Why Most Landing Pages Underperform
Getting traffic to your website is only half the battle. If your landing page isn't converting visitors into leads or customers, you're essentially pouring money into a leaky bucket. Conversion Rate Optimization (CRO) is the discipline of systematically improving the percentage of visitors who take a desired action — and your landing page is the highest-leverage place to start.
Even a small improvement in conversion rate can have an outsized impact. Doubling your conversion rate from 2% to 4% effectively doubles your revenue without spending another dollar on traffic.
1. Nail Your Headline
Your headline is the first — and sometimes only — thing visitors read. It needs to instantly communicate your core value proposition and speak directly to the visitor's primary problem or desire. A strong headline formula: [Outcome] + [Audience] + [Timeframe or Differentiator]. For example: "More Qualified Leads for B2B SaaS Teams — Without Increasing Your Ad Budget."
Avoid vague, generic headlines like "Welcome to Our Platform." Be specific. Specificity builds trust.
2. Align Your Ad Message With Your Landing Page
Message match is one of the most overlooked CRO fundamentals. If your Google Ad says "Free SEO Audit for E-commerce Stores" and the landing page headline says "Grow Your Online Business," you've created a disconnect. Visitors feel they landed in the wrong place and bounce. The language, offer, and tone of your ad should be mirrored on the landing page.
3. Use a Single, Clear Call to Action
Every element on a landing page should serve one goal. Pages with multiple CTAs — "Book a Demo," "Download the Guide," "Read Our Blog," "Follow Us on Social" — create decision fatigue. Choose one primary action and make it visually dominant.

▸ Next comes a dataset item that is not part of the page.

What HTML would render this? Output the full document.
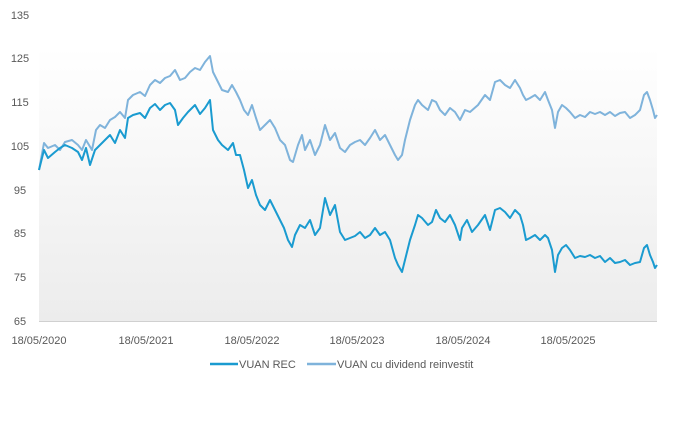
<!DOCTYPE html>
<html><head><meta charset="utf-8"><style>
body{margin:0;background:#fff;}
text{font-family:"Liberation Sans",sans-serif;font-size:11px;fill:#595959;}
</style></head><body>
<svg width="691" height="417" xmlns="http://www.w3.org/2000/svg">
<defs><linearGradient id="g" x1="0" y1="0" x2="0" y2="1">
<stop offset="0" stop-color="#ffffff"/><stop offset="1" stop-color="#ececec"/></linearGradient></defs>
<rect x="39" y="47" width="618" height="274" fill="url(#g)"/>
<line x1="39" y1="321.5" x2="657" y2="321.5" stroke="#d0d0d0" stroke-width="1"/>
<g text-anchor="middle">
<text x="20" y="19">135</text><text x="20" y="62">125</text><text x="20" y="106">115</text>
<text x="20" y="150">105</text><text x="20" y="194">95</text><text x="20" y="237">85</text>
<text x="20" y="281">75</text><text x="20" y="325">65</text>
<text x="39" y="344">18/05/2020</text><text x="146" y="344">18/05/2021</text>
<text x="252" y="344">18/05/2022</text><text x="357" y="344">18/05/2023</text>
<text x="463" y="344">18/05/2024</text><text x="568" y="344">18/05/2025</text>
</g>
<polyline fill="none" stroke="#7fb3db" stroke-width="2" stroke-linejoin="round" points="39,170 44,143 48,148 55,145 60,150 65,142 72,140 78,145 82,150 86,140 92,150 96,130 100,125 105,128 110,120 115,117 120,112 125,118 128,100 133,95 140,92 145,96 150,85 155,80 160,83 165,78 170,76 175,70 180,80 185,78 190,72 195,68 200,70 205,62 210,56 213,72 218,82 222,90 228,92 232,85 236,92 240,100 244,110 248,115 252,105 256,118 260,130 265,125 270,120 275,128 280,140 285,145 290,160 293,162 298,145 302,135 305,150 310,140 315,155 320,145 325,125 330,140 335,133 340,148 345,152 350,145 355,142 360,140 365,145 370,138 375,130 380,140 385,135 390,145 395,155 398,160 402,155 405,140 410,120 415,105 418,100 422,105 428,110 432,100 436,102 440,110 445,115 450,108 455,112 460,120 465,110 470,112 478,105 485,95 490,100 495,82 500,80 505,85 510,88 515,80 520,88 523,95 526,100 530,98 535,95 540,100 545,92 548,100 552,110 555,128 558,112 562,105 566,108 570,112 575,118 580,115 585,117 590,112 595,114 600,112 605,115 610,112 615,116 620,113 625,112 630,118 635,115 640,110 644,95 647,92 650,100 653,110 655,118 657,115"/>
<polyline fill="none" stroke="#1a9bd0" stroke-width="2" stroke-linejoin="round" points="39,170 44,150 48,158 55,152 60,148 65,145 72,148 78,152 82,160 86,148 90,165 95,150 100,145 105,140 110,135 115,143 120,130 125,138 128,118 133,115 140,113 145,118 150,108 155,104 160,110 165,105 170,103 175,110 178,125 183,118 188,112 195,105 200,114 205,108 210,100 213,130 218,140 222,145 228,150 233,143 236,155 240,155 244,170 248,188 252,180 256,195 260,205 265,210 270,200 275,210 280,220 284,228 288,240 292,247 295,235 300,225 305,228 310,220 315,235 320,228 325,198 330,215 335,205 340,232 345,240 350,238 355,236 360,232 365,238 370,235 375,228 380,235 385,232 390,240 395,258 398,265 402,272 405,260 410,240 415,225 418,215 422,218 428,225 432,222 436,210 440,218 445,222 450,215 455,225 460,240 462,228 467,220 472,232 478,225 485,215 490,230 495,210 500,208 505,212 510,218 515,210 520,215 523,225 526,240 530,238 535,235 540,240 545,235 548,238 552,250 555,272 558,255 562,248 566,245 570,250 575,258 580,256 585,257 590,255 595,258 600,256 605,262 610,258 615,263 620,262 625,260 630,265 635,263 640,262 644,248 647,245 650,255 653,262 655,268 657,265"/>
<line x1="210" y1="364" x2="238" y2="364" stroke="#1a9bd0" stroke-width="2.5"/>
<text x="239" y="368">VUAN REC</text>
<line x1="307" y1="364" x2="336" y2="364" stroke="#7fb3db" stroke-width="2.5"/>
<text x="337" y="368">VUAN cu dividend reinvestit</text>
</svg>
</body></html>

Use a contrasting button color, action-oriented copy ("Get My Free Audit" beats "Submit"), and place the CTA above the fold.
4. Reduce Friction in Your Forms
Every field you add to a form reduces conversions. Only ask for information you genuinely need at this stage of the funnel. For a top-of-funnel lead magnet, email alone may be sufficient. For a demo request, name and company size might be justified. Test removing one form field at a time and measure the impact — the results are often surprising.
5. Build Trust With Social Proof
Visitors are skeptical by default. Social proof reduces anxiety and lowers the psychological barrier to converting. Effective trust signals include:
- Client logos from recognizable brands
- Verified review badges (G2, Trustpilot, Google Reviews)
- Specific case study outcomes (real numbers, real clients who gave permission)
- Press mentions or media logos
- Security badges for checkout pages (SSL, payment icons)
6. Optimize for Page Speed
A landing page that takes more than 3 seconds to load loses a significant portion of visitors before they even see your offer. Use Google PageSpeed Insights to identify issues. Quick wins typically include compressing images, removing unnecessary scripts, and using a CDN. Speed improvements often yield immediate conversion rate gains — especially on mobile.
7. Use Video to Explain Complex Offers
If your product or service requires explanation, a short explainer video (60–90 seconds) placed prominently on the page can significantly boost conversions. Video builds personal connection and communicates nuance that text and images alone struggle to convey. Keep it focused: who is this for, what problem does it solve, and what should they do next.
8. A/B Test Systematically
Intuition can guide hypotheses, but data should drive decisions. Set up A/B tests using tools like Google Optimize, VWO, or Optimizely. Test one element at a time — headline, CTA button copy, hero image, form length — and let tests run until you reach statistical significance. Document every test and its result to build institutional knowledge over time.
Where to Start
Don't try to overhaul everything at once. Audit your existing landing page against this list and identify your biggest gaps. Start with your headline and CTA — they have the highest impact. Then layer in social proof, reduce form friction, and build a testing cadence from there. CRO is a continuous process, not a one-time project.